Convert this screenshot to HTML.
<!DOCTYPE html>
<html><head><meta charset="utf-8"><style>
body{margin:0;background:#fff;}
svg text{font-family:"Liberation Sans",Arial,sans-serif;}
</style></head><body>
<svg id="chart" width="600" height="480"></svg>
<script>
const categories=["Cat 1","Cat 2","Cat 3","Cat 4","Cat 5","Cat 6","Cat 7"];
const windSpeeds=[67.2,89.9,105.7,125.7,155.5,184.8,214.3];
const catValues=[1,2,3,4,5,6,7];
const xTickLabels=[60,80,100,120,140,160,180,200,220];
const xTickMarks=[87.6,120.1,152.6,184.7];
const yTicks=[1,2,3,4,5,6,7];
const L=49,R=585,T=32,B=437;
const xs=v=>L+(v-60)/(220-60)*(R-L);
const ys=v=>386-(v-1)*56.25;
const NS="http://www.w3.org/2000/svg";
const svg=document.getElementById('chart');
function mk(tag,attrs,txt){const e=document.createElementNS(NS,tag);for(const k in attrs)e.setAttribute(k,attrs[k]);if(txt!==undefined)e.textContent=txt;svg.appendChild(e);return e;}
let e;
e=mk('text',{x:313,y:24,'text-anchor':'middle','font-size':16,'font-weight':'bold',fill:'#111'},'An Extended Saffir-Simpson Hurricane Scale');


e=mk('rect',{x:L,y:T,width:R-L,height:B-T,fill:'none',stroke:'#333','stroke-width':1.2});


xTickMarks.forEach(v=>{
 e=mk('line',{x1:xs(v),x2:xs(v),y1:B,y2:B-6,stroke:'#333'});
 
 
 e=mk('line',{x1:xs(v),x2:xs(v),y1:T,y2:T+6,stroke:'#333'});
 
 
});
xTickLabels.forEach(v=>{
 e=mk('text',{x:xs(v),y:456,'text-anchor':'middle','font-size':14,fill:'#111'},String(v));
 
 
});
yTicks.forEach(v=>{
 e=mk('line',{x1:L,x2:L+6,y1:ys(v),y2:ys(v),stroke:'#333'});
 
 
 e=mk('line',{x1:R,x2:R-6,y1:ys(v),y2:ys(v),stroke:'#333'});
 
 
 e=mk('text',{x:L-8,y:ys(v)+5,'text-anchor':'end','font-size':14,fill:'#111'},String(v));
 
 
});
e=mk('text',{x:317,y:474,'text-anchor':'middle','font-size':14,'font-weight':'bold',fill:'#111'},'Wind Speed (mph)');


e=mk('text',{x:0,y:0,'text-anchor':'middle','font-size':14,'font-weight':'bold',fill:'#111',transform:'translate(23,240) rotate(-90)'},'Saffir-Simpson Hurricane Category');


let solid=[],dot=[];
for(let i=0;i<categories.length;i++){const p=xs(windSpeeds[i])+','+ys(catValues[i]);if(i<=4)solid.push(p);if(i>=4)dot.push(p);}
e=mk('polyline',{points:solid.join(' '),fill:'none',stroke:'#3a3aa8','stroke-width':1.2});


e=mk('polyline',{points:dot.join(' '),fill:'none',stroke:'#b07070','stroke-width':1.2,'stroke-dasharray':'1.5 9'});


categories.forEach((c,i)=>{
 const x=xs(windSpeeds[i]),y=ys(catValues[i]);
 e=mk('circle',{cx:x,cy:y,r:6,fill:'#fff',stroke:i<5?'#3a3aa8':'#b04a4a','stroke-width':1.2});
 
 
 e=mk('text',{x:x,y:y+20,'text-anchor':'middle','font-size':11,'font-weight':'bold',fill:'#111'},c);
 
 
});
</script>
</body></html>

****************************************

Your goal —
Repeat the material in full, exactly as it stands.

The response —
Convert this screenshot to HTML.
<!DOCTYPE html>
<html><head><meta charset="utf-8"><style>
body{margin:0;background:#fff;}
svg text{font-family:"Liberation Sans",Arial,sans-serif;}
</style></head><body>
<svg id="chart" width="600" height="480"></svg>
<script>
const categories=["Cat 1","Cat 2","Cat 3","Cat 4","Cat 5","Cat 6","Cat 7"];
const windSpeeds=[67.2,89.9,105.7,125.7,155.5,184.8,214.3];
const catValues=[1,2,3,4,5,6,7];
const xTickLabels=[60,80,100,120,140,160,180,200,220];
const xTickMarks=[87.6,120.1,152.6,184.7];
const yTicks=[1,2,3,4,5,6,7];
const L=49,R=585,T=32,B=437;
const xs=v=>L+(v-60)/(220-60)*(R-L);
const ys=v=>386-(v-1)*56.25;
const NS="http://www.w3.org/2000/svg";
const svg=document.getElementById('chart');
function mk(tag,attrs,txt){const e=document.createElementNS(NS,tag);for(const k in attrs)e.setAttribute(k,attrs[k]);if(txt!==undefined)e.textContent=txt;svg.appendChild(e);return e;}
let e;
e=mk('text',{x:313,y:24,'text-anchor':'middle','font-size':16,'font-weight':'bold',fill:'#111'},'An Extended Saffir-Simpson Hurricane Scale');


e=mk('rect',{x:L,y:T,width:R-L,height:B-T,fill:'none',stroke:'#333','stroke-width':1.2});


xTickMarks.forEach(v=>{
 e=mk('line',{x1:xs(v),x2:xs(v),y1:B,y2:B-6,stroke:'#333'});
 
 
 e=mk('line',{x1:xs(v),x2:xs(v),y1:T,y2:T+6,stroke:'#333'});
 
 
});
xTickLabels.forEach(v=>{
 e=mk('text',{x:xs(v),y:456,'text-anchor':'middle','font-size':14,fill:'#111'},String(v));
 
 
});
yTicks.forEach(v=>{
 e=mk('line',{x1:L,x2:L+6,y1:ys(v),y2:ys(v),stroke:'#333'});
 
 
 e=mk('line',{x1:R,x2:R-6,y1:ys(v),y2:ys(v),stroke:'#333'});
 
 
 e=mk('text',{x:L-8,y:ys(v)+5,'text-anchor':'end','font-size':14,fill:'#111'},String(v));
 
 
});
e=mk('text',{x:317,y:474,'text-anchor':'middle','font-size':14,'font-weight':'bold',fill:'#111'},'Wind Speed (mph)');


e=mk('text',{x:0,y:0,'text-anchor':'middle','font-size':14,'font-weight':'bold',fill:'#111',transform:'translate(23,240) rotate(-90)'},'Saffir-Simpson Hurricane Category');


let solid=[],dot=[];
for(let i=0;i<categories.length;i++){const p=xs(windSpeeds[i])+','+ys(catValues[i]);if(i<=4)solid.push(p);if(i>=4)dot.push(p);}
e=mk('polyline',{points:solid.join(' '),fill:'none',stroke:'#3a3aa8','stroke-width':1.2});


e=mk('polyline',{points:dot.join(' '),fill:'none',stroke:'#b07070','stroke-width':1.2,'stroke-dasharray':'1.5 9'});


categories.forEach((c,i)=>{
 const x=xs(windSpeeds[i]),y=ys(catValues[i]);
 e=mk('circle',{cx:x,cy:y,r:6,fill:'#fff',stroke:i<5?'#3a3aa8':'#b04a4a','stroke-width':1.2});
 
 
 e=mk('text',{x:x,y:y+20,'text-anchor':'middle','font-size':11,'font-weight':'bold',fill:'#111'},c);
 
 
});
</script>
</body></html>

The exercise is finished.